===== SUPPLIED DATA =====

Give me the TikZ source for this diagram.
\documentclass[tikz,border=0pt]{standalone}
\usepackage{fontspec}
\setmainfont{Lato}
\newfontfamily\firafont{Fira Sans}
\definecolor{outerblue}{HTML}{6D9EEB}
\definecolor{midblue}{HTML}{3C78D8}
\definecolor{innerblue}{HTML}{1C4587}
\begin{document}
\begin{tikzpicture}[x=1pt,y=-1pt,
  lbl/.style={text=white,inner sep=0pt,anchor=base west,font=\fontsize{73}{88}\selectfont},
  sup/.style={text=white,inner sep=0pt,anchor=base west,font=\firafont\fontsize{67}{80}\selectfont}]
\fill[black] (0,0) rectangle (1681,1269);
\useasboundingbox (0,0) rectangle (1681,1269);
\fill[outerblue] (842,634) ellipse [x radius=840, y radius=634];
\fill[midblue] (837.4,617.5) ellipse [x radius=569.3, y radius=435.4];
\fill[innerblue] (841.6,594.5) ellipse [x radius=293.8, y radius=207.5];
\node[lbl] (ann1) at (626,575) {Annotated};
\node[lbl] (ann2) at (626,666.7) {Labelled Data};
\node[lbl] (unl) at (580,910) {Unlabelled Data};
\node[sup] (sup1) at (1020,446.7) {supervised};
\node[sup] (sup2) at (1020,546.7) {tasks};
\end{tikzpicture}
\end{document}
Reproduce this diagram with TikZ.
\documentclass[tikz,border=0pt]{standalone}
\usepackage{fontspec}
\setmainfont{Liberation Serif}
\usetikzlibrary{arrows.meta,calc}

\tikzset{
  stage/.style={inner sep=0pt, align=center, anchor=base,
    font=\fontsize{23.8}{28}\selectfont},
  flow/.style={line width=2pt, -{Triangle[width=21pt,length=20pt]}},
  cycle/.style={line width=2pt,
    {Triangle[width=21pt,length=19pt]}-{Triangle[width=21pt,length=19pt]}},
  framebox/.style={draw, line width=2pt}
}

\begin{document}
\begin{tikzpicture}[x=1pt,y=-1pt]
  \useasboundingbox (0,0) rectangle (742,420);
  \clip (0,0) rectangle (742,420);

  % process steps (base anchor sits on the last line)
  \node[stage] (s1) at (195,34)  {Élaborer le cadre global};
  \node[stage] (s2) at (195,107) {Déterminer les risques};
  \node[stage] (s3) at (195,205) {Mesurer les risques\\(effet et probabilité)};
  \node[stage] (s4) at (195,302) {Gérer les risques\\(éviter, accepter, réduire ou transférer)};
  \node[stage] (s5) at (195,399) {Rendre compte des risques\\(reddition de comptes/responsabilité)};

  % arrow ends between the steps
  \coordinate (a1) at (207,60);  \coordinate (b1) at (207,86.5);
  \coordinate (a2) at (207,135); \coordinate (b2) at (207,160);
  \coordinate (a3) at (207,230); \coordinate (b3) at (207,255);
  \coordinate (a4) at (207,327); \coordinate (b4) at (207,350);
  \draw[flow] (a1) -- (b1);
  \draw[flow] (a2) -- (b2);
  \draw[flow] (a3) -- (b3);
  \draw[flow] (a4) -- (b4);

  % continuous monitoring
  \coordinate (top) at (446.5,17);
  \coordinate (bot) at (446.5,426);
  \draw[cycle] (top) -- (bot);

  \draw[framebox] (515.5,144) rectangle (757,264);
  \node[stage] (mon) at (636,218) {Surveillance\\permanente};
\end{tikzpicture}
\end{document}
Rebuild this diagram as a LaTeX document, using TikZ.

=====

## DIRECTION
Copy out the whole listing, exactly as written.

## EXERCISE RESULT
Give me the TikZ source for this diagram.
\documentclass[tikz,border=0pt]{standalone}
\usepackage{fontspec}
\setmainfont{Lato}
\newfontfamily\firafont{Fira Sans}
\definecolor{outerblue}{HTML}{6D9EEB}
\definecolor{midblue}{HTML}{3C78D8}
\definecolor{innerblue}{HTML}{1C4587}
\begin{document}
\begin{tikzpicture}[x=1pt,y=-1pt,
  lbl/.style={text=white,inner sep=0pt,anchor=base west,font=\fontsize{73}{88}\selectfont},
  sup/.style={text=white,inner sep=0pt,anchor=base west,font=\firafont\fontsize{67}{80}\selectfont}]
\fill[black] (0,0) rectangle (1681,1269);
\useasboundingbox (0,0) rectangle (1681,1269);
\fill[outerblue] (842,634) ellipse [x radius=840, y radius=634];
\fill[midblue] (837.4,617.5) ellipse [x radius=569.3, y radius=435.4];
\fill[innerblue] (841.6,594.5) ellipse [x radius=293.8, y radius=207.5];
\node[lbl] (ann1) at (626,575) {Annotated};
\node[lbl] (ann2) at (626,666.7) {Labelled Data};
\node[lbl] (unl) at (580,910) {Unlabelled Data};
\node[sup] (sup1) at (1020,446.7) {supervised};
\node[sup] (sup2) at (1020,546.7) {tasks};
\end{tikzpicture}
\end{document}
Reproduce this diagram with TikZ.
\documentclass[tikz,border=0pt]{standalone}
\usepackage{fontspec}
\setmainfont{Liberation Serif}
\usetikzlibrary{arrows.meta,calc}

\tikzset{
  stage/.style={inner sep=0pt, align=center, anchor=base,
    font=\fontsize{23.8}{28}\selectfont},
  flow/.style={line width=2pt, -{Triangle[width=21pt,length=20pt]}},
  cycle/.style={line width=2pt,
    {Triangle[width=21pt,length=19pt]}-{Triangle[width=21pt,length=19pt]}},
  framebox/.style={draw, line width=2pt}
}

\begin{document}
\begin{tikzpicture}[x=1pt,y=-1pt]
  \useasboundingbox (0,0) rectangle (742,420);
  \clip (0,0) rectangle (742,420);

  % process steps (base anchor sits on the last line)
  \node[stage] (s1) at (195,34)  {Élaborer le cadre global};
  \node[stage] (s2) at (195,107) {Déterminer les risques};
  \node[stage] (s3) at (195,205) {Mesurer les risques\\(effet et probabilité)};
  \node[stage] (s4) at (195,302) {Gérer les risques\\(éviter, accepter, réduire ou transférer)};
  \node[stage] (s5) at (195,399) {Rendre compte des risques\\(reddition de comptes/responsabilité)};

  % arrow ends between the steps
  \coordinate (a1) at (207,60);  \coordinate (b1) at (207,86.5);
  \coordinate (a2) at (207,135); \coordinate (b2) at (207,160);
  \coordinate (a3) at (207,230); \coordinate (b3) at (207,255);
  \coordinate (a4) at (207,327); \coordinate (b4) at (207,350);
  \draw[flow] (a1) -- (b1);
  \draw[flow] (a2) -- (b2);
  \draw[flow] (a3) -- (b3);
  \draw[flow] (a4) -- (b4);

  % continuous monitoring
  \coordinate (top) at (446.5,17);
  \coordinate (bot) at (446.5,426);
  \draw[cycle] (top) -- (bot);

  \draw[framebox] (515.5,144) rectangle (757,264);
  \node[stage] (mon) at (636,218) {Surveillance\\permanente};
\end{tikzpicture}
\end{document}
Rebuild this diagram as a LaTeX document, using TikZ.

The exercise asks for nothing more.